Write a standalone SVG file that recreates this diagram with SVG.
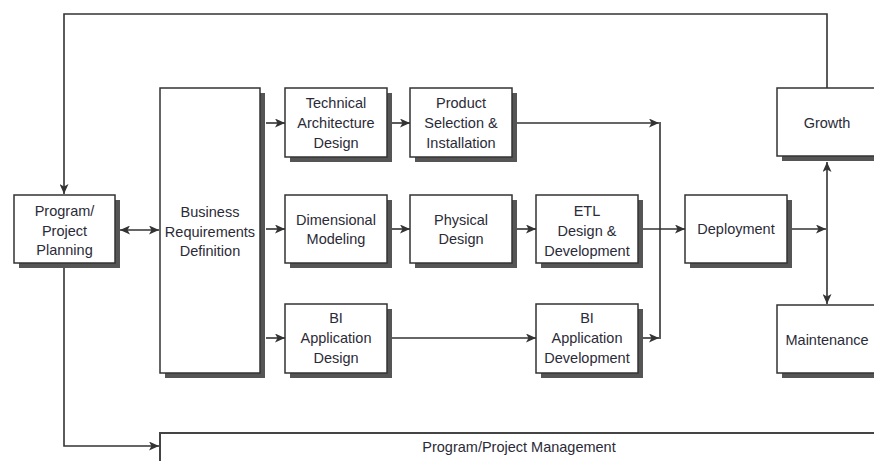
<svg xmlns="http://www.w3.org/2000/svg" width="874" height="461" viewBox="0 0 874 461">
<style>
.box{fill:#fff;stroke:#333;stroke-width:1.5}
.sh{fill:#555}
.t{font-family:"Liberation Sans",Arial,sans-serif;font-size:14.5px;fill:#2b2b38;text-anchor:middle}
.c{fill:none;stroke:#333;stroke-width:1.6}
</style>
<defs>
<marker id="ah" markerUnits="userSpaceOnUse" markerWidth="11" markerHeight="9" refX="10" refY="4.5" orient="auto-start-reverse">
<path d="M0,0 L10,4.5 L0,9 L2.5,4.5 z" fill="#333"/>
</marker>
</defs>
<rect width="874" height="461" fill="#fff"/>
<g id="connectors">
<path class="c" d="M827,88 V14 H64 V194" marker-end="url(#ah)"/>
<path class="c" d="M64,267 V446 H159" marker-end="url(#ah)"/>
<path class="c" d="M120,230 H159" marker-start="url(#ah)" marker-end="url(#ah)"/>
<path class="c" d="M266,123 H285" marker-end="url(#ah)"/>
<path class="c" d="M266,229 H285" marker-end="url(#ah)"/>
<path class="c" d="M266,338 H285" marker-end="url(#ah)"/>
<path class="c" d="M392,123 H410" marker-end="url(#ah)"/>
<path class="c" d="M392,229 H410" marker-end="url(#ah)"/>
<path class="c" d="M517,229 H536" marker-end="url(#ah)"/>
<path class="c" d="M392,338 H536" marker-end="url(#ah)"/>
<path class="c" d="M517,123 H659" marker-end="url(#ah)"/>
<path class="c" d="M643,338 H659" marker-end="url(#ah)"/>
<path class="c" d="M660,122 V339"/>
<path class="c" d="M643,229 H685" marker-end="url(#ah)"/>
<path class="c" d="M792,229 H826" marker-end="url(#ah)"/>
<path class="c" d="M827,229 V162" marker-end="url(#ah)"/>
<path class="c" d="M827,229 V304" marker-end="url(#ah)"/>
</g>
<g id="planning">
<rect class="sh" x="19" y="200" width="101" height="68"/>
<rect class="box" x="14" y="195" width="101" height="68"/>
<text class="t" x="64.5" y="216">Program/</text>
<text class="t" x="64.5" y="236">Project</text>
<text class="t" x="64.5" y="255">Planning</text>
</g>
<g id="brd">
<rect class="sh" x="165" y="93" width="100" height="285"/>
<rect class="box" x="160" y="88" width="100" height="285"/>
<text class="t" x="210" y="217">Business</text>
<text class="t" x="210" y="237">Requirements</text>
<text class="t" x="210" y="256">Definition</text>
</g>
<g id="tech">
<rect class="sh" x="290" y="93" width="102" height="69"/>
<rect class="box" x="285" y="88" width="102" height="69"/>
<text class="t" x="336" y="108">Technical</text>
<text class="t" x="336" y="128">Architecture</text>
<text class="t" x="336" y="148">Design</text>
</g>
<g id="product">
<rect class="sh" x="415" y="93" width="102" height="69"/>
<rect class="box" x="410" y="88" width="102" height="69"/>
<text class="t" x="461" y="108">Product</text>
<text class="t" x="461" y="128">Selection &amp;</text>
<text class="t" x="461" y="148">Installation</text>
</g>
<g id="dimensional">
<rect class="sh" x="290" y="200" width="102" height="68"/>
<rect class="box" x="285" y="195" width="102" height="68"/>
<text class="t" x="336" y="225">Dimensional</text>
<text class="t" x="336" y="244">Modeling</text>
</g>
<g id="physical">
<rect class="sh" x="415" y="200" width="102" height="68"/>
<rect class="box" x="410" y="195" width="102" height="68"/>
<text class="t" x="461" y="225">Physical</text>
<text class="t" x="461" y="244">Design</text>
</g>
<g id="etl">
<rect class="sh" x="541" y="200" width="102" height="68"/>
<rect class="box" x="536" y="195" width="102" height="68"/>
<text class="t" x="587" y="216">ETL</text>
<text class="t" x="587" y="236">Design &amp;</text>
<text class="t" x="587" y="256">Development</text>
</g>
<g id="bidesign">
<rect class="sh" x="290" y="309" width="102" height="69"/>
<rect class="box" x="285" y="304" width="102" height="69"/>
<text class="t" x="336" y="323">BI</text>
<text class="t" x="336" y="343">Application</text>
<text class="t" x="336" y="363">Design</text>
</g>
<g id="bidev">
<rect class="sh" x="541" y="309" width="102" height="69"/>
<rect class="box" x="536" y="304" width="102" height="69"/>
<text class="t" x="587" y="323">BI</text>
<text class="t" x="587" y="343">Application</text>
<text class="t" x="587" y="363">Development</text>
</g>
<g id="deployment">
<rect class="sh" x="690" y="200" width="102" height="68"/>
<rect class="box" x="685" y="195" width="102" height="68"/>
<text class="t" x="736" y="234">Deployment</text>
</g>
<g id="growth">
<rect class="sh" x="782" y="93" width="102" height="68"/>
<rect class="box" x="777" y="88" width="102" height="68"/>
<text class="t" x="827" y="128">Growth</text>
</g>
<g id="maintenance">
<rect class="sh" x="782" y="310" width="102" height="68"/>
<rect class="box" x="777" y="305" width="102" height="68"/>
<text class="t" x="827" y="345">Maintenance</text>
</g>
<g id="management">
<rect class="box" x="160" y="433" width="730" height="40" style="stroke:#444;stroke-width:2"/>
<text class="t" x="519" y="452">Program/Project Management</text>
</g>
</svg>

────────────────────

• [Set problem]
From the material above, reproduce everything verbatim except the pictures.

• [Correct answer]
Write a standalone SVG file that recreates this diagram with SVG.
<svg xmlns="http://www.w3.org/2000/svg" width="874" height="461" viewBox="0 0 874 461">
<style>
.box{fill:#fff;stroke:#333;stroke-width:1.5}
.sh{fill:#555}
.t{font-family:"Liberation Sans",Arial,sans-serif;font-size:14.5px;fill:#2b2b38;text-anchor:middle}
.c{fill:none;stroke:#333;stroke-width:1.6}
</style>
<defs>
<marker id="ah" markerUnits="userSpaceOnUse" markerWidth="11" markerHeight="9" refX="10" refY="4.5" orient="auto-start-reverse">
<path d="M0,0 L10,4.5 L0,9 L2.5,4.5 z" fill="#333"/>
</marker>
</defs>
<rect width="874" height="461" fill="#fff"/>
<g id="connectors">
<path class="c" d="M827,88 V14 H64 V194" marker-end="url(#ah)"/>
<path class="c" d="M64,267 V446 H159" marker-end="url(#ah)"/>
<path class="c" d="M120,230 H159" marker-start="url(#ah)" marker-end="url(#ah)"/>
<path class="c" d="M266,123 H285" marker-end="url(#ah)"/>
<path class="c" d="M266,229 H285" marker-end="url(#ah)"/>
<path class="c" d="M266,338 H285" marker-end="url(#ah)"/>
<path class="c" d="M392,123 H410" marker-end="url(#ah)"/>
<path class="c" d="M392,229 H410" marker-end="url(#ah)"/>
<path class="c" d="M517,229 H536" marker-end="url(#ah)"/>
<path class="c" d="M392,338 H536" marker-end="url(#ah)"/>
<path class="c" d="M517,123 H659" marker-end="url(#ah)"/>
<path class="c" d="M643,338 H659" marker-end="url(#ah)"/>
<path class="c" d="M660,122 V339"/>
<path class="c" d="M643,229 H685" marker-end="url(#ah)"/>
<path class="c" d="M792,229 H826" marker-end="url(#ah)"/>
<path class="c" d="M827,229 V162" marker-end="url(#ah)"/>
<path class="c" d="M827,229 V304" marker-end="url(#ah)"/>
</g>
<g id="planning">
<rect class="sh" x="19" y="200" width="101" height="68"/>
<rect class="box" x="14" y="195" width="101" height="68"/>
<text class="t" x="64.5" y="216">Program/</text>
<text class="t" x="64.5" y="236">Project</text>
<text class="t" x="64.5" y="255">Planning</text>
</g>
<g id="brd">
<rect class="sh" x="165" y="93" width="100" height="285"/>
<rect class="box" x="160" y="88" width="100" height="285"/>
<text class="t" x="210" y="217">Business</text>
<text class="t" x="210" y="237">Requirements</text>
<text class="t" x="210" y="256">Definition</text>
</g>
<g id="tech">
<rect class="sh" x="290" y="93" width="102" height="69"/>
<rect class="box" x="285" y="88" width="102" height="69"/>
<text class="t" x="336" y="108">Technical</text>
<text class="t" x="336" y="128">Architecture</text>
<text class="t" x="336" y="148">Design</text>
</g>
<g id="product">
<rect class="sh" x="415" y="93" width="102" height="69"/>
<rect class="box" x="410" y="88" width="102" height="69"/>
<text class="t" x="461" y="108">Product</text>
<text class="t" x="461" y="128">Selection &amp;</text>
<text class="t" x="461" y="148">Installation</text>
</g>
<g id="dimensional">
<rect class="sh" x="290" y="200" width="102" height="68"/>
<rect class="box" x="285" y="195" width="102" height="68"/>
<text class="t" x="336" y="225">Dimensional</text>
<text class="t" x="336" y="244">Modeling</text>
</g>
<g id="physical">
<rect class="sh" x="415" y="200" width="102" height="68"/>
<rect class="box" x="410" y="195" width="102" height="68"/>
<text class="t" x="461" y="225">Physical</text>
<text class="t" x="461" y="244">Design</text>
</g>
<g id="etl">
<rect class="sh" x="541" y="200" width="102" height="68"/>
<rect class="box" x="536" y="195" width="102" height="68"/>
<text class="t" x="587" y="216">ETL</text>
<text class="t" x="587" y="236">Design &amp;</text>
<text class="t" x="587" y="256">Development</text>
</g>
<g id="bidesign">
<rect class="sh" x="290" y="309" width="102" height="69"/>
<rect class="box" x="285" y="304" width="102" height="69"/>
<text class="t" x="336" y="323">BI</text>
<text class="t" x="336" y="343">Application</text>
<text class="t" x="336" y="363">Design</text>
</g>
<g id="bidev">
<rect class="sh" x="541" y="309" width="102" height="69"/>
<rect class="box" x="536" y="304" width="102" height="69"/>
<text class="t" x="587" y="323">BI</text>
<text class="t" x="587" y="343">Application</text>
<text class="t" x="587" y="363">Development</text>
</g>
<g id="deployment">
<rect class="sh" x="690" y="200" width="102" height="68"/>
<rect class="box" x="685" y="195" width="102" height="68"/>
<text class="t" x="736" y="234">Deployment</text>
</g>
<g id="growth">
<rect class="sh" x="782" y="93" width="102" height="68"/>
<rect class="box" x="777" y="88" width="102" height="68"/>
<text class="t" x="827" y="128">Growth</text>
</g>
<g id="maintenance">
<rect class="sh" x="782" y="310" width="102" height="68"/>
<rect class="box" x="777" y="305" width="102" height="68"/>
<text class="t" x="827" y="345">Maintenance</text>
</g>
<g id="management">
<rect class="box" x="160" y="433" width="730" height="40" style="stroke:#444;stroke-width:2"/>
<text class="t" x="519" y="452">Program/Project Management</text>
</g>
</svg>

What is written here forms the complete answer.